By the time we both completed the first pitch, the sun was completely over the horizon.
We took lots of pictures.
Onto the second pitch. Scott started up and I was able to get a picture as he set the first piece of gear.
Then it was onto “the move”. The routes crux is known as “the move”, because it’s not particularly difficult as a crux usually is, but mind bending none the less.
In this picture Scott has already completed “the move” and set his protection. The move itself involves climbing up to the ledge on which he stands, squishing yourself under the roof at his knees, then reaching up behind you into space and up the face to grab a left hand jug (giant hold) that’s just out of reach.

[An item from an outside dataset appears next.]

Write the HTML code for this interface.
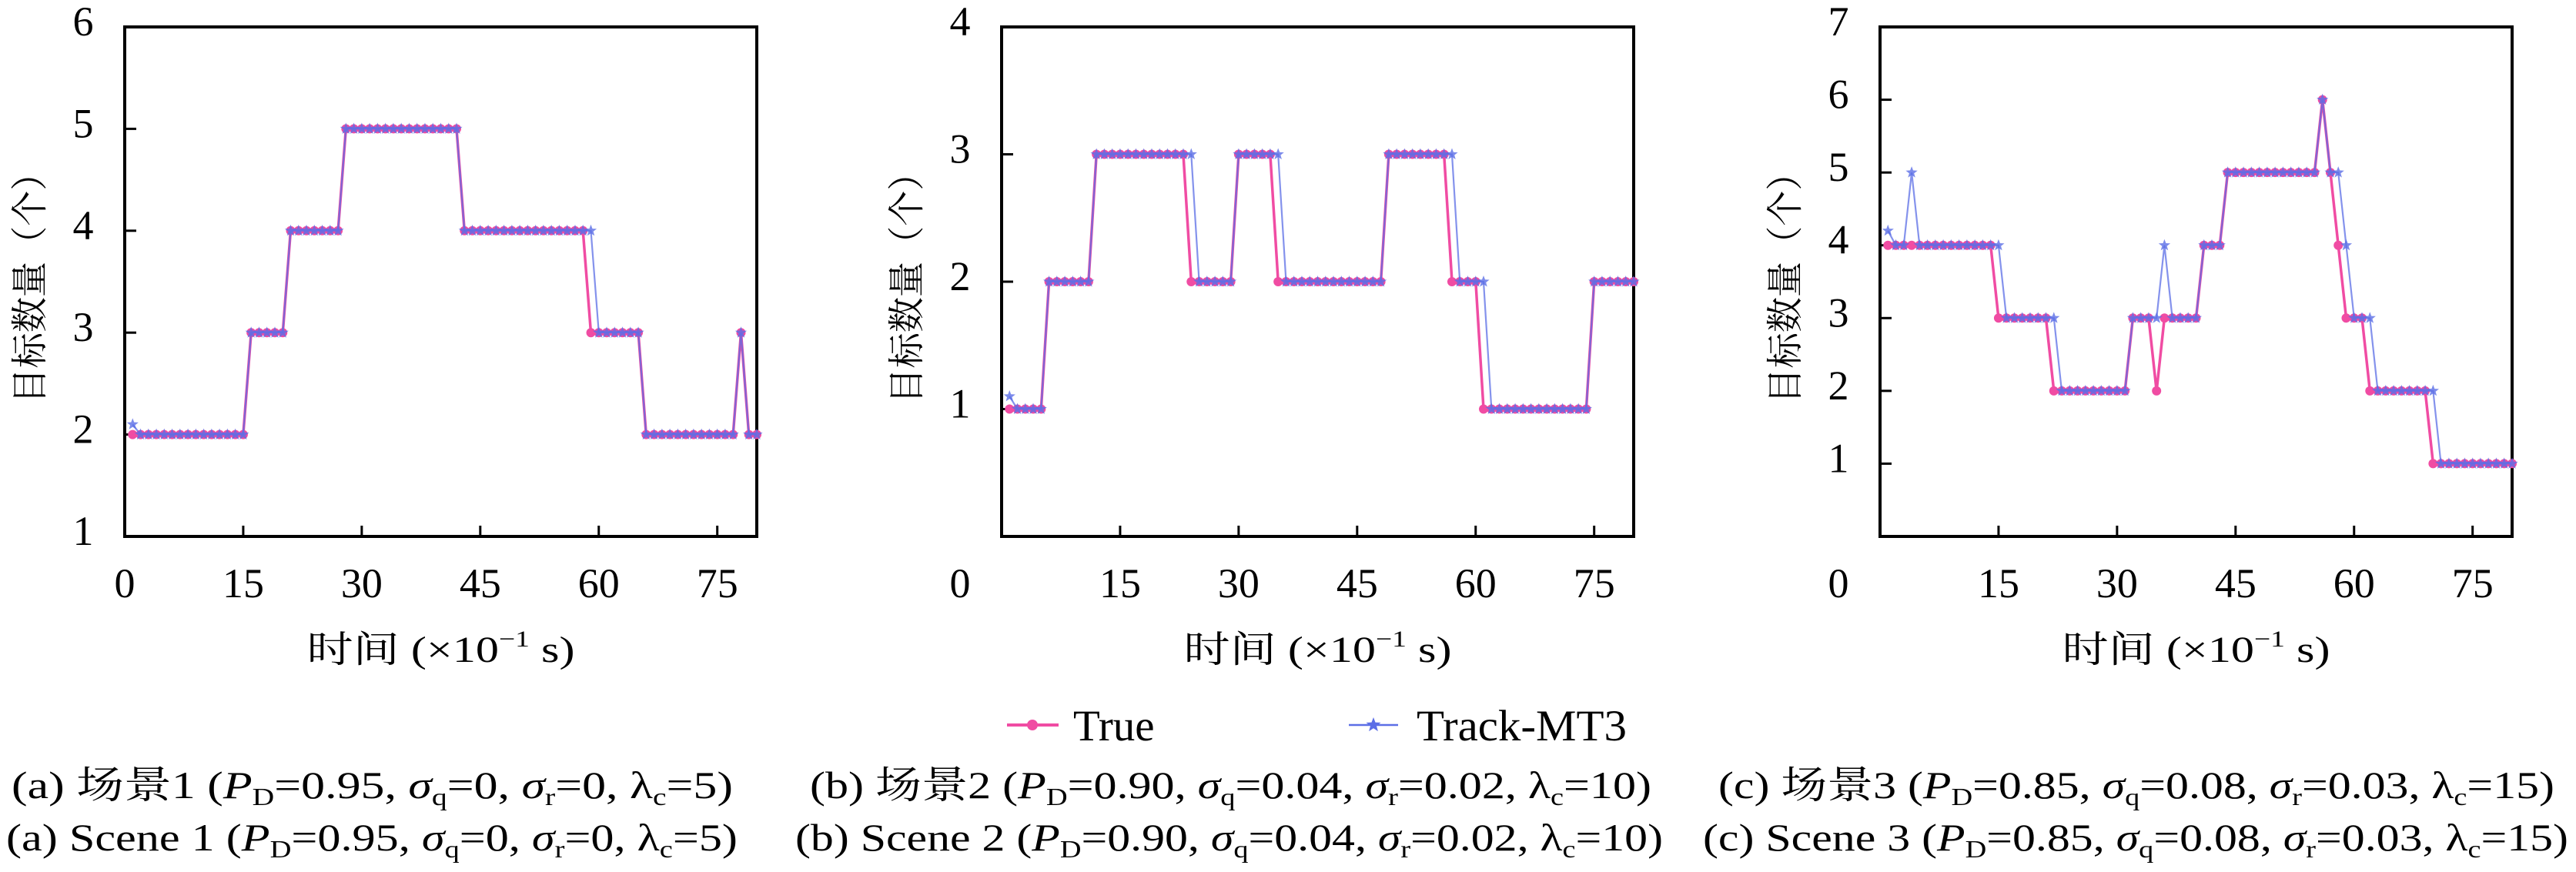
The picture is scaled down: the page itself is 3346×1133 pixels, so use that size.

Imagine squatting under your desk and reaching up behind you to grab the top of your lamp all the while being 200 ft off the ground. Sure it looks easy with him standing there at that point, but the move to get to the point is just a bit precarious. Once past that move it’s 30 ft or so to the top, climbing jugs on an ever so slightly inverted face – 200 ft off the ground.
Yeah. Good times.
Then it was breakfast time.
Took two uneventful rappels to get down, then we were off to another climb.
We climbed Credibility Gap next. That was a fun little 5.6. We got off route at the top and fought our way through some sandy slopers, but we made it.
After that we took a chance and found Madame Grunnebaum open – another great classic. That was a great climb. I’d even rank it slightly above High Exposure.
So it was only three two pitch climbs, but I was exhausted. Between the lack of sleep and vertigo fighting climbing, I was done and we headed home.
It’s always good to end a trip on a good note – even though it took us 6 hours to get home.